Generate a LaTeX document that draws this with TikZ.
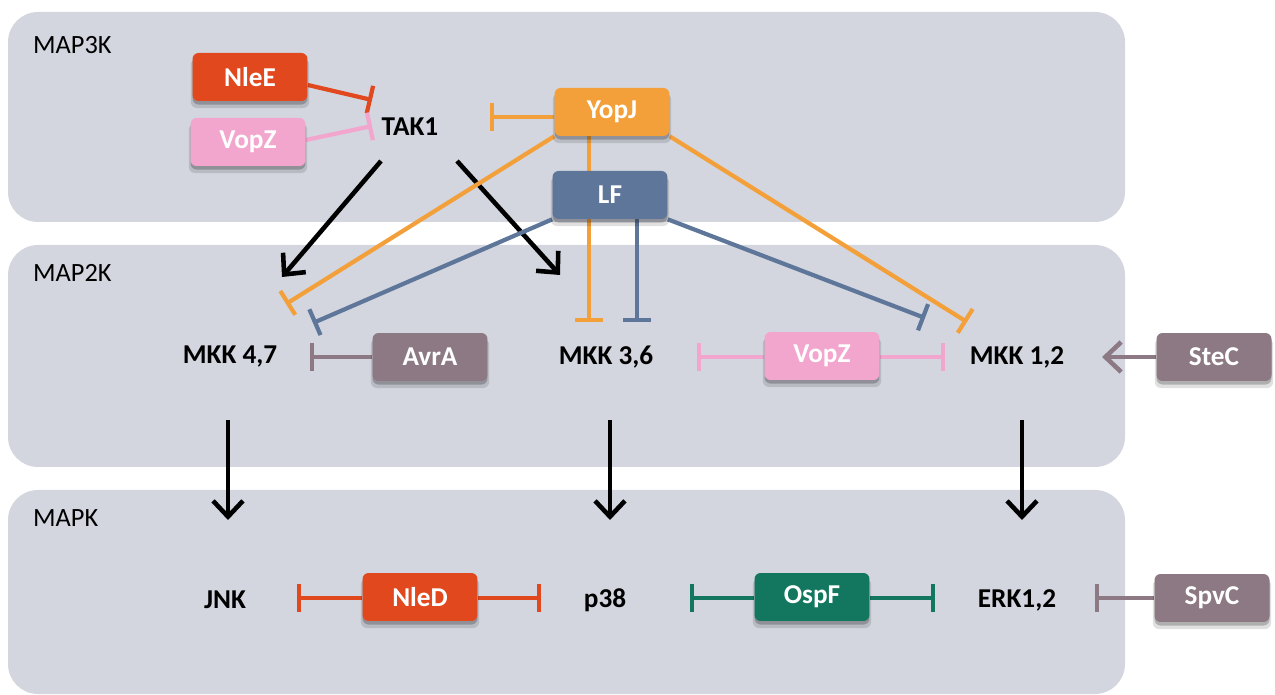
\documentclass[tikz,border=0pt]{standalone}
\usepackage{fontspec}
\setmainfont{Carlito}
\usetikzlibrary{arrows.meta,shadows,calc}
\pgfdeclarelayer{panel}
\pgfdeclarelayer{wires}
\pgfsetlayers{panel,wires,main}
\definecolor{panelc}{HTML}{D3D6DF}
\definecolor{nlec}{HTML}{E2481E}
\definecolor{vopc}{HTML}{F2A6CD}
\definecolor{yopc}{HTML}{F3A03A}
\definecolor{lfc}{HTML}{5E7699}
\definecolor{mauvec}{HTML}{8C7983}
\definecolor{ospc}{HTML}{13775F}
\tikzset{
  eff/.style={rounded corners=0.12cm, minimum width=2.3cm, minimum height=0.96cm,
    text=white, font=\fontsize{15.5}{18}\selectfont\bfseries,
    general shadow={shadow xshift=0pt, shadow yshift=-3.5pt, shadow scale=1.03, fill=black, opacity=0.12},
    general shadow={shadow xshift=0pt, shadow yshift=-2pt, fill=black, opacity=0.22}},
  kin/.style={font=\fontsize{15.5}{18}\selectfont\bfseries},
  lvl/.style={font=\fontsize{15}{18}\selectfont, anchor=west},
  panelbox/.style={fill=panelc, rounded corners=0.6cm},
  inh/.style={line width=2.4pt, -{Bar[width=16pt,line width=2.4pt]}},
  act/.style={line width=2.6pt, -{Straight Barb[length=9pt,width=17pt,line width=2.6pt]}}
}
\begin{document}
\begin{tikzpicture}[x=0.02cm,y=-0.02cm]
\useasboundingbox (0,0) rectangle (1275,695);
\begin{pgfonlayer}{panel}
\fill[panelbox] (8,12) rectangle (1125,222);
\fill[panelbox] (8,245) rectangle (1125,467);
\fill[panelbox] (8,490) rectangle (1125,694);
\end{pgfonlayer}
\node[lvl] (l3) at (27,45) {MAP3K};
\node[lvl] (l2) at (27,273) {MAP2K};
\node[lvl] (l1) at (27,518) {MAPK};
% nodes
\node[kin] (tak1) at (410,127) {TAK1};
\node[eff, fill=nlec] (nlee) at (250,77) {NleE};
\node[eff, fill=vopc] (vopz1) at (248,142) {VopZ};
\node[eff, fill=yopc] (yopj) at (612,112) {YopJ};
\node[eff, fill=lfc] (lf) at (610,195) {LF};
\node[kin] (mkk47) at (230,357) {MKK 4,7};
\node[eff, fill=mauvec] (avra) at (430,357) {AvrA};
\node[kin] (mkk36) at (606,357) {MKK 3,6};
\node[eff, fill=vopc] (vopz2) at (822,356) {VopZ};
\node[kin] (mkk12) at (1017,357) {MKK 1,2};
\node[eff, fill=mauvec] (stec) at (1214,357) {SteC};
\node[kin] (jnk) at (225,600) {JNK};
\node[eff, fill=nlec] (nled) at (420,597) {NleD};
\node[kin] (p38) at (605,600) {p38};
\node[eff, fill=ospc] (ospf) at (812,597) {OspF};
\node[kin] (erk) at (1017,600) {ERK1,2};
\node[eff, fill=mauvec] (spvc) at (1212,598) {SpvC};
% coordinates
\coordinate (b1) at (372,100);
\coordinate (b2) at (372,126);
\coordinate (b3) at (490,117);
\coordinate (a1) at (282,277);
\coordinate (a2) at (560,275);
\coordinate (o47) at (286,304);
\coordinate (o36) at (589,322);
\coordinate (o12) at (967,322);
\coordinate (l47) at (313,323);
\coordinate (l36) at (637,322);
\coordinate (l12) at (925,318);
\coordinate (av) at (310,357);
\coordinate (vz1) at (697,357);
\coordinate (vz2) at (945,357);
\coordinate (st) at (1102,357);
\coordinate (j1) at (228,520);
\coordinate (j2) at (610,520);
\coordinate (j3) at (1022,520);
\coordinate (nd1) at (297,598);
\coordinate (nd2) at (541,598);
\coordinate (of1) at (690,598);
\coordinate (of2) at (935,598);
\coordinate (sp) at (1095,598);
\begin{pgfonlayer}{wires}
\draw[inh, nlec] ($(nlee.east)+(0,8)$) -- (b1);
\draw[inh, vopc] ($(vopz1.east)+(0,-2)$) -- (b2);
\draw[inh, yopc] (yopj.west |- b3) -- (b3);
\draw[act] ($(tak1)+(-29,34)$) -- (a1);
\draw[act] ($(tak1)+(47,34)$) -- (a2);
\draw[inh, yopc] (yopj.south west) -- (o47);
\draw[inh, yopc] (yopj.south -| o36) -- (o36);
\draw[inh, yopc] (yopj.south east) -- (o12);
\draw[inh, lfc] (lf.south west) -- (l47);
\draw[inh, lfc] (lf.south -| l36) -- (l36);
\draw[inh, lfc] (lf.south east) -- (l12);
\draw[inh, mauvec] (avra.west) -- (av);
\draw[inh, vopc] (vopz2.west |- vz1) -- (vz1);
\draw[inh, vopc] (vopz2.east |- vz2) -- (vz2);
\draw[act, mauvec] (stec.west) -- (st);
\draw[act] ($(mkk47.south -| j1)+(0,46)$) -- (j1);
\draw[act] ($(mkk36.south -| j2)+(0,46)$) -- (j2);
\draw[act] ($(mkk12.south -| j3)+(0,46)$) -- (j3);
\draw[inh, nlec] (nled.west |- nd1) -- (nd1);
\draw[inh, nlec] (nled.east |- nd2) -- (nd2);
\draw[inh, ospc] (ospf.west |- of1) -- (of1);
\draw[inh, ospc] (ospf.east |- of2) -- (of2);
\draw[inh, mauvec] (spvc.west |- sp) -- (sp);
\end{pgfonlayer}
\end{tikzpicture}
\end{document}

☆ ☆ ☆ ☆ ☆

Restate the whole listing above exactly, except for its images.

Generate a LaTeX document that draws this with TikZ.
\documentclass[tikz,border=0pt]{standalone}
\usepackage{fontspec}
\setmainfont{Carlito}
\usetikzlibrary{arrows.meta,shadows,calc}
\pgfdeclarelayer{panel}
\pgfdeclarelayer{wires}
\pgfsetlayers{panel,wires,main}
\definecolor{panelc}{HTML}{D3D6DF}
\definecolor{nlec}{HTML}{E2481E}
\definecolor{vopc}{HTML}{F2A6CD}
\definecolor{yopc}{HTML}{F3A03A}
\definecolor{lfc}{HTML}{5E7699}
\definecolor{mauvec}{HTML}{8C7983}
\definecolor{ospc}{HTML}{13775F}
\tikzset{
  eff/.style={rounded corners=0.12cm, minimum width=2.3cm, minimum height=0.96cm,
    text=white, font=\fontsize{15.5}{18}\selectfont\bfseries,
    general shadow={shadow xshift=0pt, shadow yshift=-3.5pt, shadow scale=1.03, fill=black, opacity=0.12},
    general shadow={shadow xshift=0pt, shadow yshift=-2pt, fill=black, opacity=0.22}},
  kin/.style={font=\fontsize{15.5}{18}\selectfont\bfseries},
  lvl/.style={font=\fontsize{15}{18}\selectfont, anchor=west},
  panelbox/.style={fill=panelc, rounded corners=0.6cm},
  inh/.style={line width=2.4pt, -{Bar[width=16pt,line width=2.4pt]}},
  act/.style={line width=2.6pt, -{Straight Barb[length=9pt,width=17pt,line width=2.6pt]}}
}
\begin{document}
\begin{tikzpicture}[x=0.02cm,y=-0.02cm]
\useasboundingbox (0,0) rectangle (1275,695);
\begin{pgfonlayer}{panel}
\fill[panelbox] (8,12) rectangle (1125,222);
\fill[panelbox] (8,245) rectangle (1125,467);
\fill[panelbox] (8,490) rectangle (1125,694);
\end{pgfonlayer}
\node[lvl] (l3) at (27,45) {MAP3K};
\node[lvl] (l2) at (27,273) {MAP2K};
\node[lvl] (l1) at (27,518) {MAPK};
% nodes
\node[kin] (tak1) at (410,127) {TAK1};
\node[eff, fill=nlec] (nlee) at (250,77) {NleE};
\node[eff, fill=vopc] (vopz1) at (248,142) {VopZ};
\node[eff, fill=yopc] (yopj) at (612,112) {YopJ};
\node[eff, fill=lfc] (lf) at (610,195) {LF};
\node[kin] (mkk47) at (230,357) {MKK 4,7};
\node[eff, fill=mauvec] (avra) at (430,357) {AvrA};
\node[kin] (mkk36) at (606,357) {MKK 3,6};
\node[eff, fill=vopc] (vopz2) at (822,356) {VopZ};
\node[kin] (mkk12) at (1017,357) {MKK 1,2};
\node[eff, fill=mauvec] (stec) at (1214,357) {SteC};
\node[kin] (jnk) at (225,600) {JNK};
\node[eff, fill=nlec] (nled) at (420,597) {NleD};
\node[kin] (p38) at (605,600) {p38};
\node[eff, fill=ospc] (ospf) at (812,597) {OspF};
\node[kin] (erk) at (1017,600) {ERK1,2};
\node[eff, fill=mauvec] (spvc) at (1212,598) {SpvC};
% coordinates
\coordinate (b1) at (372,100);
\coordinate (b2) at (372,126);
\coordinate (b3) at (490,117);
\coordinate (a1) at (282,277);
\coordinate (a2) at (560,275);
\coordinate (o47) at (286,304);
\coordinate (o36) at (589,322);
\coordinate (o12) at (967,322);
\coordinate (l47) at (313,323);
\coordinate (l36) at (637,322);
\coordinate (l12) at (925,318);
\coordinate (av) at (310,357);
\coordinate (vz1) at (697,357);
\coordinate (vz2) at (945,357);
\coordinate (st) at (1102,357);
\coordinate (j1) at (228,520);
\coordinate (j2) at (610,520);
\coordinate (j3) at (1022,520);
\coordinate (nd1) at (297,598);
\coordinate (nd2) at (541,598);
\coordinate (of1) at (690,598);
\coordinate (of2) at (935,598);
\coordinate (sp) at (1095,598);
\begin{pgfonlayer}{wires}
\draw[inh, nlec] ($(nlee.east)+(0,8)$) -- (b1);
\draw[inh, vopc] ($(vopz1.east)+(0,-2)$) -- (b2);
\draw[inh, yopc] (yopj.west |- b3) -- (b3);
\draw[act] ($(tak1)+(-29,34)$) -- (a1);
\draw[act] ($(tak1)+(47,34)$) -- (a2);
\draw[inh, yopc] (yopj.south west) -- (o47);
\draw[inh, yopc] (yopj.south -| o36) -- (o36);
\draw[inh, yopc] (yopj.south east) -- (o12);
\draw[inh, lfc] (lf.south west) -- (l47);
\draw[inh, lfc] (lf.south -| l36) -- (l36);
\draw[inh, lfc] (lf.south east) -- (l12);
\draw[inh, mauvec] (avra.west) -- (av);
\draw[inh, vopc] (vopz2.west |- vz1) -- (vz1);
\draw[inh, vopc] (vopz2.east |- vz2) -- (vz2);
\draw[act, mauvec] (stec.west) -- (st);
\draw[act] ($(mkk47.south -| j1)+(0,46)$) -- (j1);
\draw[act] ($(mkk36.south -| j2)+(0,46)$) -- (j2);
\draw[act] ($(mkk12.south -| j3)+(0,46)$) -- (j3);
\draw[inh, nlec] (nled.west |- nd1) -- (nd1);
\draw[inh, nlec] (nled.east |- nd2) -- (nd2);
\draw[inh, ospc] (ospf.west |- of1) -- (of1);
\draw[inh, ospc] (ospf.east |- of2) -- (of2);
\draw[inh, mauvec] (spvc.west |- sp) -- (sp);
\end{pgfonlayer}
\end{tikzpicture}
\end{document}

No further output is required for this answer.